The conversation turned to the potential nomination of Susan Rice to succeed Hillary Clinton as Secretary of State:
GREGORY: Senator, can Susan Rice be confirmed of Secretary of State if nominated by the president?
SEN. GRAHAM: I don’t know. You know, I’m deferential to the president’s picks. I voted for Kagan and Sotomayor. Senator Obama voted against John Bolton, Alito and Roberts. He had a very high bar for confirmation. I have a very low bar. I’m going to listen to what Susan Rice has to say, put her entire record in context, but I’m not going to give her a plus for passing on a narrative that was misleading to the American people…
GREGORY: You wouldn’t filibuster her nomination?
SEN. GRAHAM: …and whether she knew it was misleading or not. I’m going to wait and see what the State Department’s review has, but I’m very disappointed in Susan Rice, somebody who had nothing–who knew nothing about Benghazi, telling a story that was disconnected from reality that did make the president look good at a time when quite frankly the narrative should have been challenged, not reinforced that al Qaeda was dismantled. That’s what they wanted us to believe, that al Qaeda was dismantled, and Benghazi was exhibit A that that storyline was not working and was untrue.
Kudos to Lindsey Graham for that performance. As usual with Graham, the good was mixed with the bad. Like many Democrats and a few Republicans, Graham went on to criticize Mitt Romney for suggesting, after the election, that the Obama administration had spread around goodies to buy votes among its favored constituencies. Graham seemed to view this as a scandalous allegation, whereas, for anyone who has been paying attention, it is a succinct summary of the modus operandi and, in fact, the raison d’etre of the Democratic Party. Accusing the Democratic Party of buying votes with taxpayer money is like accusing Toyota of manufacturing automobiles. If I have time, I will get to that subject tomorrow. For now, let’s give Senator Graham one and a half cheers for his performance this morning.
PAUL adds: I call Lindsey Graham “the Arlen Specter of the South.” Like Specter, Graham is fond of reaching across the aisle to sell out conservatives, and doing so ostentatiously. Graham doesn’t stick it conservatives as much as Specter did; he couldn’t and still be elected in South Carolina. But for a Southern Republican, Graham is too cozy with liberal Democrats too often, and seems to enjoy it too much.
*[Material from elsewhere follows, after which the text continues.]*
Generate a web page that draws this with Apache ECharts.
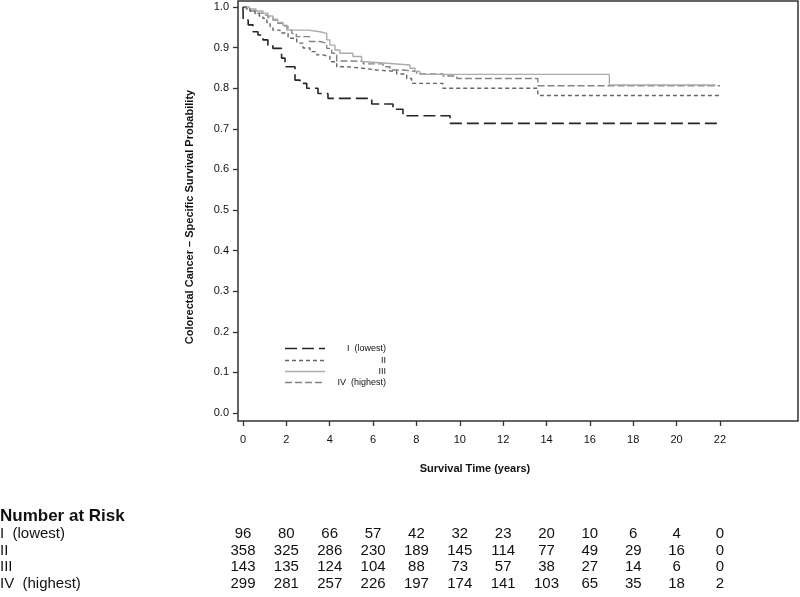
<!DOCTYPE html>
<html>
<head>
<meta charset="utf-8">
<script src="https://cdn.jsdelivr.net/npm/echarts@6/dist/echarts.min.js"></script>
<style>
html,body{margin:0;padding:0;background:#fff;}
#c{width:800px;height:597px;}
</style>
</head>
<body>
<div id="c"></div>
<script>
// ---- data ----
var groupNames = ['I  (lowest)', 'II', 'III', 'IV  (highest)'];
var xTicks = [0, 2, 4, 6, 8, 10, 12, 14, 16, 18, 20, 22];
var yTicks = [0, 0.1, 0.2, 0.3, 0.4, 0.5, 0.6, 0.7, 0.8, 0.9, 1.0];

var survI = [[0,1.0],[0.01,0.968],[0.24,0.956],[0.46,0.939],[0.69,0.931],[0.92,0.919],[1.15,0.906],[1.38,0.898],[1.78,0.874],[1.94,0.853],[2.40,0.820],[2.63,0.812],[2.94,0.800],[3.46,0.787],[3.92,0.775],[5.94,0.761],[6.92,0.748],[7.38,0.732],[9.55,0.7135],[22,0.7135]];
var survII = [[0,1.0],[0.1,0.996],[0.32,0.990],[0.55,0.984],[0.75,0.978],[0.92,0.972],[1.1,0.962],[1.25,0.952],[1.38,0.943],[1.71,0.936],[2.08,0.923],[2.48,0.911],[2.77,0.899],[3.09,0.890],[3.40,0.882],[3.69,0.878],[4.01,0.865],[4.32,0.853],[4.78,0.849],[5.54,0.845],[6.17,0.841],[7.09,0.835],[7.55,0.824],[7.78,0.812],[9.22,0.800],[13.6,0.782],[22,0.782]];
var survIII = [[0,1.0],[0.3,0.995],[0.6,0.990],[0.92,0.985],[1.15,0.978],[1.38,0.970],[1.6,0.962],[1.84,0.955],[2.02,0.943],[3.0,0.939],[3.55,0.935],[3.86,0.919],[4.01,0.906],[4.24,0.894],[4.47,0.886],[5.07,0.878],[5.47,0.865],[5.67,0.861],[6.78,0.857],[7.70,0.849],[7.93,0.841],[8.16,0.834],[16.9,0.808],[21.8,0.808]];
var survIV = [[0,1.0],[0.15,0.995],[0.32,0.990],[0.6,0.985],[0.92,0.980],[1.15,0.974],[1.38,0.968],[1.6,0.960],[1.84,0.953],[2.07,0.943],[2.25,0.935],[2.46,0.927],[3.07,0.915],[3.55,0.911],[3.86,0.898],[4.09,0.886],[4.32,0.867],[4.93,0.866],[5.55,0.860],[6.46,0.853],[6.78,0.845],[7.38,0.841],[8.01,0.835],[9.23,0.830],[9.86,0.824],[13.6,0.806],[22,0.806]];

var riskTimes = [0, 2, 4, 6, 8, 10, 12, 14, 16, 18, 20, 22];
var riskI   = [96, 80, 66, 57, 42, 32, 23, 20, 10, 6, 4, 0];
var riskII  = [358, 325, 286, 230, 189, 145, 114, 77, 49, 29, 16, 0];
var riskIII = [143, 135, 124, 104, 88, 73, 57, 38, 27, 14, 6, 0];
var riskIV  = [299, 281, 257, 226, 197, 174, 141, 103, 65, 35, 18, 2];

// ---- styles ----
var FONT = 'Liberation Sans, Arial, Helvetica, sans-serif';
var styles = [
  {color:'#262626', type:[12,5], width:1.6},
  {color:'#666666', type:[4,3], width:1.4},
  {color:'#ababab', type:'solid', width:1.4},
  {color:'#838383', type:[7,3], width:1.4}
];
var survData = [survI, survII, survIII, survIV];
var riskData = [riskI, riskII, riskIII, riskIV];

var chart = echarts.init(document.getElementById('c'), null, {renderer:'canvas'});

var series = survData.map(function(d, i){
  return {
    type:'line', step:'end', data:d, showSymbol:false, symbol:'none',
    lineStyle:{color:styles[i].color, type:styles[i].type, width:styles[i].width},
    silent:true, animation:false, z: 10 - i
  };
});

chart.setOption({
  animation:false,
  backgroundColor:'#fff',
  grid:{left:238, top:1, right:2, bottom:176, show:true, borderColor:'#333', borderWidth:1.5, containLabel:false},
  xAxis:{
    type:'value', min:-0.23, max:25.6,
    axisLine:{show:false, onZero:false},
    splitLine:{show:false},
    axisTick:{show:true, inside:false, length:5, customValues:xTicks, lineStyle:{color:'#333', width:1.3}},
    axisLabel:{show:true, customValues:xTicks, margin:13, fontSize:11, fontFamily:FONT, color:'#111'}
  },
  yAxis:{
    type:'value', min:-0.0197, max:1.0148,
    axisLine:{show:false, onZero:false},
    splitLine:{show:false},
    axisTick:{show:true, inside:false, length:5, customValues:yTicks, lineStyle:{color:'#333', width:1.3}},
    axisLabel:{show:true, customValues:yTicks, margin:9, fontSize:11, fontFamily:FONT, color:'#111',
      formatter:function(v){return v.toFixed(1);}}
  },
  series:series
});

// ---- graphic: axis titles, legend, risk table ----
var g = [];
g.push({type:'text', x:190, y:217, rotation:Math.PI/2, style:{text:'Colorectal Cancer \u2013 Specific Survival Probability', font:'bold 11px '+FONT, fill:'#111', align:'center', verticalAlign:'middle'}});
g.push({type:'text', x:475, y:469, style:{text:'Survival Time (years)', font:'bold 11px '+FONT, fill:'#111', align:'center', verticalAlign:'middle'}});

var legY = [348.5, 360.5, 371.5, 382.5];
for (var i=0;i<4;i++){
  var ld = styles[i].type === 'solid' ? null : styles[i].type;
  g.push({type:'line', shape:{x1:285, y1:legY[i], x2:325, y2:legY[i]},
    style:{stroke:styles[i].color, lineWidth:styles[i].width, lineDash:ld}});
  g.push({type:'text', x:386, y:legY[i], style:{text:groupNames[i], font:'9px '+FONT, fill:'#111', align:'right', verticalAlign:'middle'}});
}

g.push({type:'text', x:0, y:516, style:{text:'Number at Risk', font:'bold 17px '+FONT, fill:'#111', align:'left', verticalAlign:'middle'}});
var rowY = [534, 551, 567, 584];
for (var r=0;r<4;r++){
  g.push({type:'text', x:0, y:rowY[r], style:{text:groupNames[r], font:'15px '+FONT, fill:'#111', align:'left', verticalAlign:'middle'}});
  for (var k=0;k<riskTimes.length;k++){
    var px = chart.convertToPixel({xAxisIndex:0}, riskTimes[k]);
    g.push({type:'text', x:px, y:rowY[r], style:{text:String(riskData[r][k]), font:'15px '+FONT, fill:'#111', align:'center', verticalAlign:'middle'}});
  }
}
chart.setOption({graphic:g});
</script>
</body>
</html>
Graham resembles Specter in another respect — when he’s on our side, he’s a big asset. Specter demonstrated this during Clarence Thomas’ confirmation hearings and, years later, during Samuel Alito’s. For his part, Graham has been an asset in debates about Iraq and Afghanistan over the years, for example.
So Graham’s interest in, and outrage over, Benghazigate is welcome. If he leads the Republican charge with his usual doggedness and flamboyance, I’ll supply the half of a cheer.